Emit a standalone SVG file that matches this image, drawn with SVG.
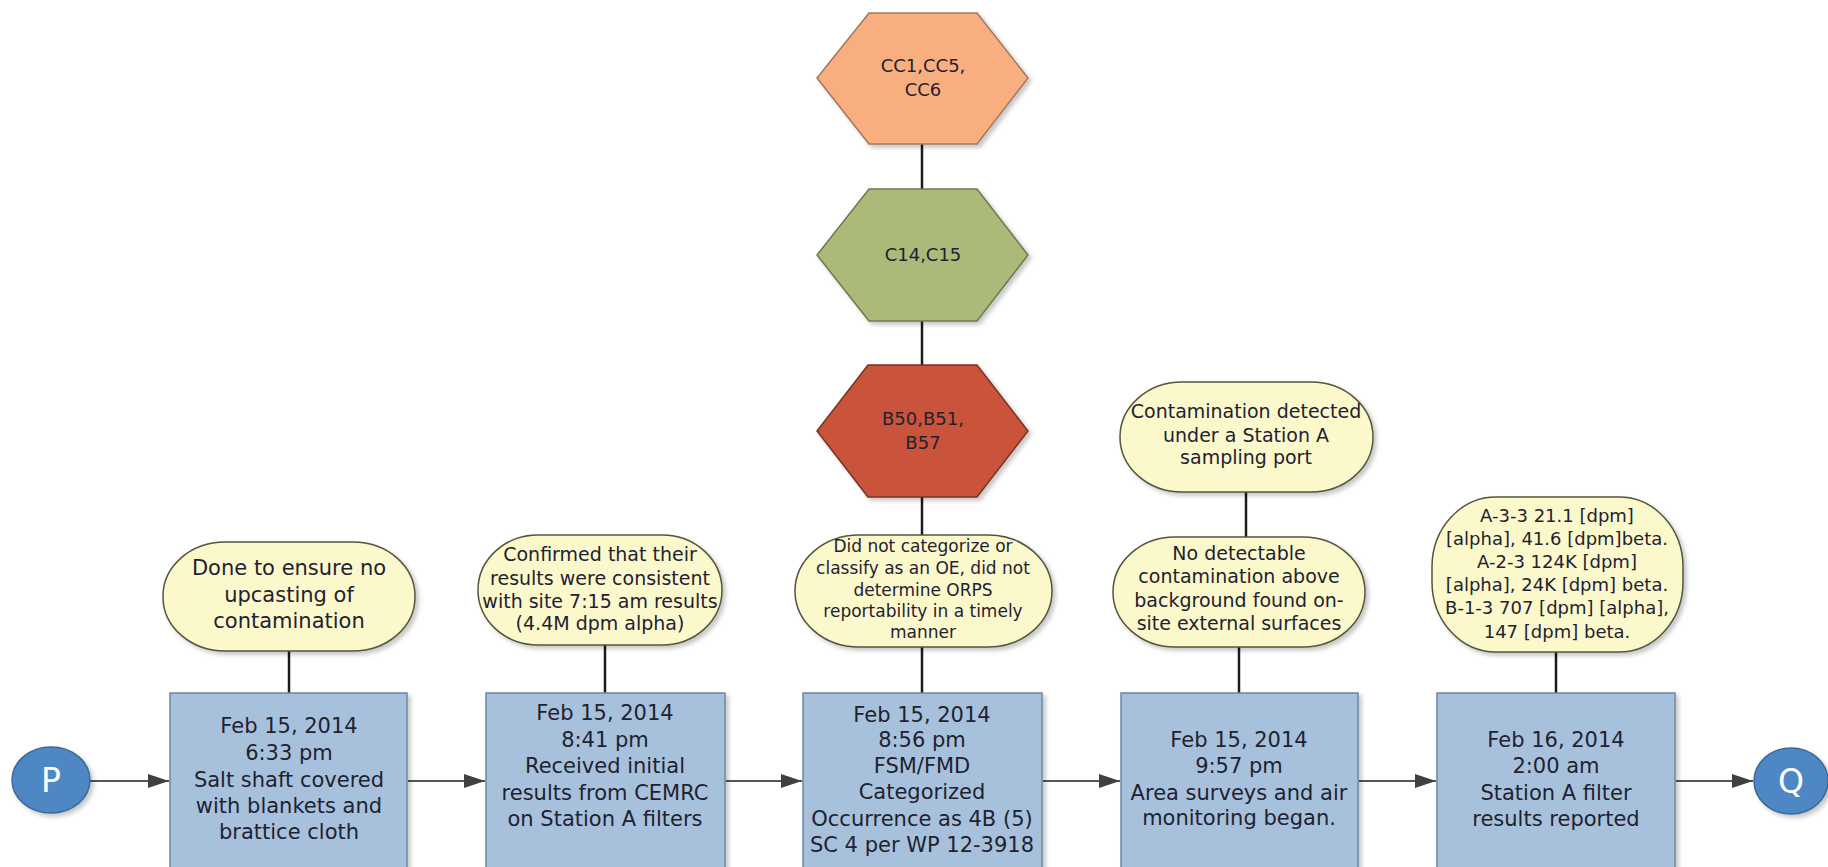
<svg xmlns="http://www.w3.org/2000/svg" width="1828" height="867" viewBox="0 0 1828 867">
  <defs>
    <filter id="sh" x="-10%" y="-10%" width="130%" height="130%">
      <feDropShadow dx="3" dy="3" stdDeviation="2" flood-color="#000" flood-opacity="0.22"/>
    </filter>
    <marker id="arr" markerUnits="userSpaceOnUse" markerWidth="22" markerHeight="16" refX="21" refY="8" orient="auto">
      <path d="M0,1 L21,8 L0,15 Z" fill="#404040"/>
    </marker>
    <style>
      text { font-family: "DejaVu Sans", "Liberation Sans", sans-serif; text-anchor: middle; fill: #1f2230; }
      .box { fill: #a7c1dc; stroke: #6a86a5; stroke-width: 1.5; filter: url(#sh); }
      .note { fill: #fbf8cc; stroke: #55553c; stroke-width: 1.5; filter: url(#sh); }
      .circ { fill: #4f87c4; stroke: #3a6a9a; stroke-width: 1.5; filter: url(#sh); }
      .hex { stroke-width: 1.5; filter: url(#sh); }
      .bt { font-size: 21px; }
      .nt { font-size: 19px; }
      .ns { font-size: 17px; }
      .n5 { font-size: 18px; }
      .ht { font-size: 18px; }
      .ct { font-size: 33px; fill: #ffffff; }
      .flow { stroke: #555555; stroke-width: 2; fill: none; marker-end: url(#arr); }
      .link { stroke: #1a1a1a; stroke-width: 2.5; fill: none; }
    </style>
  </defs>

  <g id="connectors">
    <line class="link" x1="922" y1="144" x2="922" y2="189"/>
    <line class="link" x1="922" y1="321" x2="922" y2="365"/>
    <line class="link" x1="922" y1="497" x2="922" y2="535"/>
    <line class="link" x1="922" y1="647" x2="922" y2="693"/>
    <line class="link" x1="289" y1="651" x2="289" y2="693"/>
    <line class="link" x1="605" y1="645" x2="605" y2="693"/>
    <line class="link" x1="1246" y1="492" x2="1246" y2="537"/>
    <line class="link" x1="1239" y1="647" x2="1239" y2="693"/>
    <line class="link" x1="1556" y1="652" x2="1556" y2="693"/>
    <line class="flow" x1="90" y1="781" x2="169" y2="781"/>
    <line class="flow" x1="408" y1="781" x2="485" y2="781"/>
    <line class="flow" x1="726" y1="781" x2="802" y2="781"/>
    <line class="flow" x1="1043" y1="781" x2="1120" y2="781"/>
    <line class="flow" x1="1359" y1="781" x2="1436" y2="781"/>
    <line class="flow" x1="1676" y1="781" x2="1753" y2="781"/>
  </g>

  <g id="hex-cc">
    <polygon class="hex" points="817,78 869,13 977,13 1028,78 977,144 869,144" fill="#f8ae7f" stroke="#a07860"/>
    <text class="ht" x="923" y="72" fill="#3a2a1a">CC1,CC5,</text>
    <text class="ht" x="923" y="96" fill="#3a2a1a">CC6</text>
  </g>
  <g id="hex-c">
    <polygon class="hex" points="817,255 869,189 977,189 1028,255 977,321 869,321" fill="#a9ba79" stroke="#6d7a4e"/>
    <text class="ht" x="923" y="261" fill="#26331a">C14,C15</text>
  </g>
  <g id="hex-b">
    <polygon class="hex" points="817,431 868,365 977,365 1028,431 977,497 868,497" fill="#c9533a" stroke="#7b3322"/>
    <text class="ht" x="923" y="425" fill="#3a140c">B50,B51,</text>
    <text class="ht" x="923" y="449" fill="#3a140c">B57</text>
  </g>

  <g id="node-p">
    <ellipse class="circ" cx="51" cy="780" rx="39" ry="33"/>
    <text class="ct" x="51" y="792">P</text>
  </g>
  <g id="node-q">
    <ellipse class="circ" cx="1791" cy="781" rx="37" ry="33"/>
    <text class="ct" x="1791" y="793">Q</text>
  </g>

  <g id="box1">
    <rect class="box" x="170" y="693" width="237" height="190"/>
    <text class="bt" x="289" y="733">Feb 15, 2014</text>
    <text class="bt" x="289" y="760">6:33 pm</text>
    <text class="bt" x="289" y="787">Salt shaft covered</text>
    <text class="bt" x="289" y="813">with blankets and</text>
    <text class="bt" x="289" y="839">brattice cloth</text>
  </g>
  <g id="box2">
    <rect class="box" x="486" y="693" width="239" height="190"/>
    <text class="bt" x="605" y="720">Feb 15, 2014</text>
    <text class="bt" x="605" y="747">8:41 pm</text>
    <text class="bt" x="605" y="773">Received initial</text>
    <text class="bt" x="605" y="800">results from CEMRC</text>
    <text class="bt" x="605" y="826">on Station A filters</text>
  </g>
  <g id="box3">
    <rect class="box" x="803" y="693" width="239" height="190"/>
    <text class="bt" x="922" y="722">Feb 15, 2014</text>
    <text class="bt" x="922" y="747">8:56 pm</text>
    <text class="bt" x="922" y="773">FSM/FMD</text>
    <text class="bt" x="922" y="799">Categorized</text>
    <text class="bt" x="922" y="826">Occurrence as 4B (5)</text>
    <text class="bt" x="922" y="852">SC 4 per WP 12-3918</text>
  </g>
  <g id="box4">
    <rect class="box" x="1121" y="693" width="237" height="190"/>
    <text class="bt" x="1239" y="747">Feb 15, 2014</text>
    <text class="bt" x="1239" y="773">9:57 pm</text>
    <text class="bt" x="1239" y="800">Area surveys and air</text>
    <text class="bt" x="1239" y="825">monitoring began.</text>
  </g>
  <g id="box5">
    <rect class="box" x="1437" y="693" width="238" height="190"/>
    <text class="bt" x="1556" y="747">Feb 16, 2014</text>
    <text class="bt" x="1556" y="773">2:00 am</text>
    <text class="bt" x="1556" y="800">Station A filter</text>
    <text class="bt" x="1556" y="826">results reported</text>
  </g>

  <g id="note1">
    <rect class="note" x="163" y="542" width="252" height="109" rx="62" ry="54"/>
    <text class="bt" x="289" y="575">Done to ensure no</text>
    <text class="bt" x="289" y="602">upcasting of</text>
    <text class="bt" x="289" y="628">contamination</text>
  </g>
  <g id="note2">
    <rect class="note" x="478" y="535" width="244" height="110" rx="60" ry="55"/>
    <text class="nt" x="600" y="561">Confirmed that their</text>
    <text class="nt" x="600" y="585">results were consistent</text>
    <text class="nt" x="600" y="608">with site 7:15 am results</text>
    <text class="nt" x="600" y="630">(4.4M dpm alpha)</text>
  </g>
  <g id="note3">
    <rect class="note" x="795" y="535" width="257" height="112" rx="64" ry="56"/>
    <text class="ns" x="923" y="552">Did not categorize or</text>
    <text class="ns" x="923" y="574">classify as an OE, did not</text>
    <text class="ns" x="923" y="596">determine ORPS</text>
    <text class="ns" x="923" y="617">reportability in a timely</text>
    <text class="ns" x="923" y="638">manner</text>
  </g>
  <g id="note4a">
    <rect class="note" x="1120" y="382" width="253" height="110" rx="62" ry="55"/>
    <text class="nt" x="1246" y="418">Contamination detected</text>
    <text class="nt" x="1246" y="442">under a Station A</text>
    <text class="nt" x="1246" y="464">sampling port</text>
  </g>
  <g id="note4b">
    <rect class="note" x="1113" y="537" width="252" height="110" rx="62" ry="55"/>
    <text class="nt" x="1239" y="560">No detectable</text>
    <text class="nt" x="1239" y="583">contamination above</text>
    <text class="nt" x="1239" y="607">background found on-</text>
    <text class="nt" x="1239" y="630">site external surfaces</text>
  </g>
  <g id="note5">
    <rect class="note" x="1432" y="497" width="251" height="155" rx="64" ry="70"/>
    <text class="n5" x="1557" y="522">A-3-3 21.1 [dpm]</text>
    <text class="n5" x="1557" y="545">[alpha], 41.6 [dpm]beta.</text>
    <text class="n5" x="1557" y="568">A-2-3 124K [dpm]</text>
    <text class="n5" x="1557" y="591">[alpha], 24K [dpm] beta.</text>
    <text class="n5" x="1557" y="614">B-1-3 707 [dpm] [alpha],</text>
    <text class="n5" x="1557" y="638">147 [dpm] beta.</text>
  </g>
</svg>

■ TO DO
Look through the data and show every line containing "with".

■ REPLY TO THE EXERCISE
Emit a standalone SVG file that matches this image, drawn with SVG.
    <text class="bt" x="289" y="813">with blankets and</text>
    <text class="nt" x="600" y="608">with site 7:15 am results</text>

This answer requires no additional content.